[Figure scripts]
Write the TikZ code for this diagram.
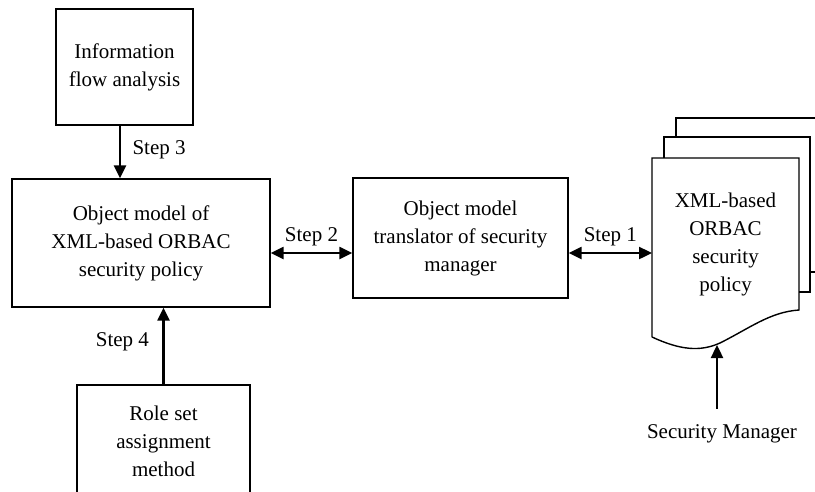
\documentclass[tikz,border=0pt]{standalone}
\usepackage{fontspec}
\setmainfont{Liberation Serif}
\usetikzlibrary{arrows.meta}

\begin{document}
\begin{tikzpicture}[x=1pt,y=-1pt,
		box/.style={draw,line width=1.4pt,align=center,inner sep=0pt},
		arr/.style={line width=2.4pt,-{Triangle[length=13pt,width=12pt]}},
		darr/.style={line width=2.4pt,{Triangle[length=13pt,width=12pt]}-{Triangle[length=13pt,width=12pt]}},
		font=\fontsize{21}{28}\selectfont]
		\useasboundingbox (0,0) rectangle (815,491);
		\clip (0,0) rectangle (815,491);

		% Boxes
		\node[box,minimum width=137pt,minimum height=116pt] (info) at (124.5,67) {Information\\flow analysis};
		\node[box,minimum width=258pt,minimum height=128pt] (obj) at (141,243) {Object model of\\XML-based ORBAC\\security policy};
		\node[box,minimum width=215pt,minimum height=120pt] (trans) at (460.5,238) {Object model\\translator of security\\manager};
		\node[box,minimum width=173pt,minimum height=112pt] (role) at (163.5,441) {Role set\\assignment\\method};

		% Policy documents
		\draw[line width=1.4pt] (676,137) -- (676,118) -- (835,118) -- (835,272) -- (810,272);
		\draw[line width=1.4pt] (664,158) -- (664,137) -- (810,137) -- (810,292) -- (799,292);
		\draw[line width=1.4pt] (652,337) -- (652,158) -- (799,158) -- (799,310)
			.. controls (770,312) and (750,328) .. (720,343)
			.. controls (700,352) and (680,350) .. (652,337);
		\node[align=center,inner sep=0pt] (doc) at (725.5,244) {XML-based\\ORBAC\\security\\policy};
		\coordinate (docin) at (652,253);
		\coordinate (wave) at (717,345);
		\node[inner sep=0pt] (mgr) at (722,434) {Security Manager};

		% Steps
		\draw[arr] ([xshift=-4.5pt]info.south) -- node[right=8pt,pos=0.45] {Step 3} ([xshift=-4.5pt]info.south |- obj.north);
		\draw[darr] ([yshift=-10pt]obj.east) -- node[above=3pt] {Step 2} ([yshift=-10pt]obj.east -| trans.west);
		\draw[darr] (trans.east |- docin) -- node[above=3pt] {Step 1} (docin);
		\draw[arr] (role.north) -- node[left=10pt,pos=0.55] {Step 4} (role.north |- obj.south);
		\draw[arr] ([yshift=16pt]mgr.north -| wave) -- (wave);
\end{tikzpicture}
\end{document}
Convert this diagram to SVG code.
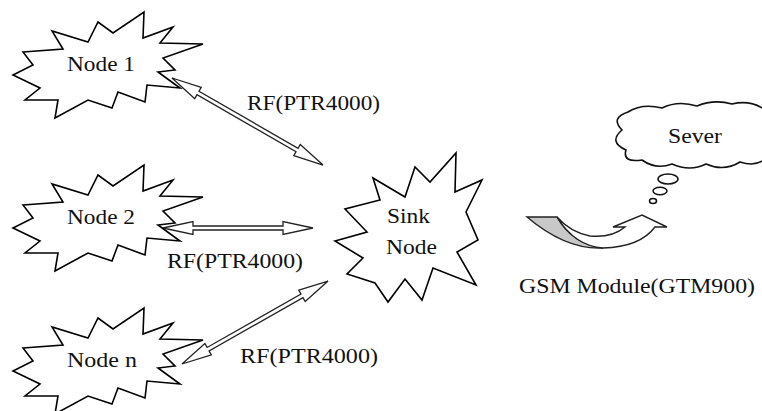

* [Set exercise]
Make an exact copy of the listing above. Do not include the pictures.

* [Result]
Write the TikZ code for this diagram.
\documentclass[tikz,border=0pt]{standalone}
\usepackage{fontspec}
\setmainfont{Liberation Serif}
\usetikzlibrary{arrows.meta}

\begin{document}
\begin{tikzpicture}[x=1pt,y=-1pt,
		box/.style={draw,line width=1.4pt,align=center,inner sep=0pt},
		arr/.style={line width=2.4pt,-{Triangle[length=13pt,width=12pt]}},
		darr/.style={line width=2.4pt,{Triangle[length=13pt,width=12pt]}-{Triangle[length=13pt,width=12pt]}},
		font=\fontsize{21}{28}\selectfont]
		\useasboundingbox (0,0) rectangle (815,491);
		\clip (0,0) rectangle (815,491);

		% Boxes
		\node[box,minimum width=137pt,minimum height=116pt] (info) at (124.5,67) {Information\\flow analysis};
		\node[box,minimum width=258pt,minimum height=128pt] (obj) at (141,243) {Object model of\\XML-based ORBAC\\security policy};
		\node[box,minimum width=215pt,minimum height=120pt] (trans) at (460.5,238) {Object model\\translator of security\\manager};
		\node[box,minimum width=173pt,minimum height=112pt] (role) at (163.5,441) {Role set\\assignment\\method};

		% Policy documents
		\draw[line width=1.4pt] (676,137) -- (676,118) -- (835,118) -- (835,272) -- (810,272);
		\draw[line width=1.4pt] (664,158) -- (664,137) -- (810,137) -- (810,292) -- (799,292);
		\draw[line width=1.4pt] (652,337) -- (652,158) -- (799,158) -- (799,310)
			.. controls (770,312) and (750,328) .. (720,343)
			.. controls (700,352) and (680,350) .. (652,337);
		\node[align=center,inner sep=0pt] (doc) at (725.5,244) {XML-based\\ORBAC\\security\\policy};
		\coordinate (docin) at (652,253);
		\coordinate (wave) at (717,345);
		\node[inner sep=0pt] (mgr) at (722,434) {Security Manager};

		% Steps
		\draw[arr] ([xshift=-4.5pt]info.south) -- node[right=8pt,pos=0.45] {Step 3} ([xshift=-4.5pt]info.south |- obj.north);
		\draw[darr] ([yshift=-10pt]obj.east) -- node[above=3pt] {Step 2} ([yshift=-10pt]obj.east -| trans.west);
		\draw[darr] (trans.east |- docin) -- node[above=3pt] {Step 1} (docin);
		\draw[arr] (role.north) -- node[left=10pt,pos=0.55] {Step 4} (role.north |- obj.south);
		\draw[arr] ([yshift=16pt]mgr.north -| wave) -- (wave);
\end{tikzpicture}
\end{document}
Convert this diagram to SVG code.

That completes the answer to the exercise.